§ Written request
Below is a listing to write out in full, exactly as given, without its pictures.

————————

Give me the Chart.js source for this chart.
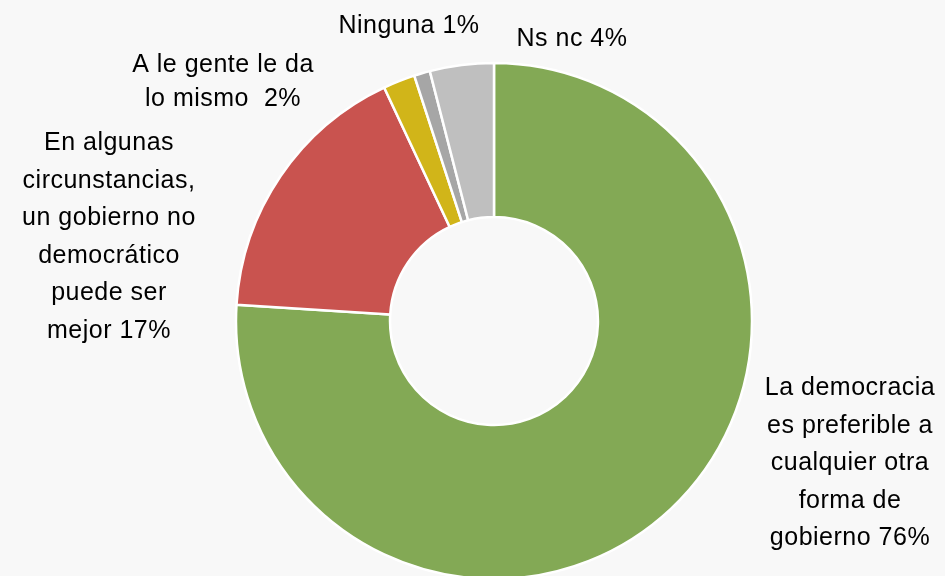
<!DOCTYPE html>
<html>
<head>
<meta charset="utf-8">
<script src="https://cdn.jsdelivr.net/npm/chart.js@4"></script>
<style>
  html, body { margin: 0; padding: 0; background: #f8f8f8; }
  #wrap { width: 945px; height: 576px; position: relative; }
</style>
</head>
<body>
<div id="wrap"><canvas id="c" width="945" height="576"></canvas></div>
<script>
// ---- Data ----
const categories = [
  ["La democracia", "es preferible a", "cualquier otra", "forma de", "gobierno"],
  ["En algunas", "circunstancias,", "un gobierno no", "democrático", "puede ser", "mejor"],
  ["A le gente le da", "lo mismo "],
  ["Ninguna"],
  ["Ns nc"]
];
const values = [76, 17, 2, 1, 4];
const colors = ["#83a955", "#c9534f", "#d1b519", "#a6a6a6", "#bfbfbf"];

// ---- Label layout (offsets from the doughnut centre; text centre x, first baseline y) ----
const labelLayout = [
  { dx: 356, dy: 74, lh: 37.5 },
  { dx: -385, dy: -171, lh: 37.5 },
  { dx: -271, dy: -249, lh: 34 },
  { dx: -85, dy: -288, lh: 34 },
  { dx: 78, dy: -275, lh: 34 }
];

const labelPlugin = {
  id: 'outLabels',
  afterDraw(chart) {
    const ctx = chart.ctx;
    const meta = chart.getDatasetMeta(0);
    ctx.save();
    ctx.fillStyle = '#000';
    ctx.font = '25px "Liberation Sans", Arial, sans-serif';
    ctx.textAlign = 'center';
    ctx.textBaseline = 'alphabetic';
    try { ctx.letterSpacing = '0.5px'; } catch (e) {}
    meta.data.forEach((arc, i) => {
      const lines = categories[i].slice();
      lines[lines.length - 1] = lines[lines.length - 1] + ' ' + values[i] + '%';
      const L = labelLayout[i];
      lines.forEach((t, k) => {
        ctx.fillText(t, arc.x + L.dx, arc.y + L.dy + k * L.lh);
      });
    });
    ctx.restore();
  }
};

new Chart(document.getElementById('c'), {
  type: 'doughnut',
  data: {
    labels: categories.map(c => c.join(' ')),
    datasets: [{
      data: values,
      backgroundColor: colors,
      borderColor: '#ffffff',
      borderWidth: 2.5,
      radius: 258,
      cutout: '40.3%'
    }]
  },
  options: {
    responsive: false,
    animation: false,
    layout: { padding: { left: 43, right: 0, top: 66, bottom: 0 } },
    plugins: {
      legend: { display: false },
      tooltip: { enabled: false },
      title: { display: false }
    }
  },
  plugins: [labelPlugin]
});
</script>
</body>
</html>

————————

§ Answer to the exercise
Give me the Chart.js source for this chart.
<!DOCTYPE html>
<html>
<head>
<meta charset="utf-8">
<script src="https://cdn.jsdelivr.net/npm/chart.js@4"></script>
<style>
  html, body { margin: 0; padding: 0; background: #f8f8f8; }
  #wrap { width: 945px; height: 576px; position: relative; }
</style>
</head>
<body>
<div id="wrap"><canvas id="c" width="945" height="576"></canvas></div>
<script>
// ---- Data ----
const categories = [
  ["La democracia", "es preferible a", "cualquier otra", "forma de", "gobierno"],
  ["En algunas", "circunstancias,", "un gobierno no", "democrático", "puede ser", "mejor"],
  ["A le gente le da", "lo mismo "],
  ["Ninguna"],
  ["Ns nc"]
];
const values = [76, 17, 2, 1, 4];
const colors = ["#83a955", "#c9534f", "#d1b519", "#a6a6a6", "#bfbfbf"];

// ---- Label layout (offsets from the doughnut centre; text centre x, first baseline y) ----
const labelLayout = [
  { dx: 356, dy: 74, lh: 37.5 },
  { dx: -385, dy: -171, lh: 37.5 },
  { dx: -271, dy: -249, lh: 34 },
  { dx: -85, dy: -288, lh: 34 },
  { dx: 78, dy: -275, lh: 34 }
];

const labelPlugin = {
  id: 'outLabels',
  afterDraw(chart) {
    const ctx = chart.ctx;
    const meta = chart.getDatasetMeta(0);
    ctx.save();
    ctx.fillStyle = '#000';
    ctx.font = '25px "Liberation Sans", Arial, sans-serif';
    ctx.textAlign = 'center';
    ctx.textBaseline = 'alphabetic';
    try { ctx.letterSpacing = '0.5px'; } catch (e) {}
    meta.data.forEach((arc, i) => {
      const lines = categories[i].slice();
      lines[lines.length - 1] = lines[lines.length - 1] + ' ' + values[i] + '%';
      const L = labelLayout[i];
      lines.forEach((t, k) => {
        ctx.fillText(t, arc.x + L.dx, arc.y + L.dy + k * L.lh);
      });
    });
    ctx.restore();
  }
};

new Chart(document.getElementById('c'), {
  type: 'doughnut',
  data: {
    labels: categories.map(c => c.join(' ')),
    datasets: [{
      data: values,
      backgroundColor: colors,
      borderColor: '#ffffff',
      borderWidth: 2.5,
      radius: 258,
      cutout: '40.3%'
    }]
  },
  options: {
    responsive: false,
    animation: false,
    layout: { padding: { left: 43, right: 0, top: 66, bottom: 0 } },
    plugins: {
      legend: { display: false },
      tooltip: { enabled: false },
      title: { display: false }
    }
  },
  plugins: [labelPlugin]
});
</script>
</body>
</html>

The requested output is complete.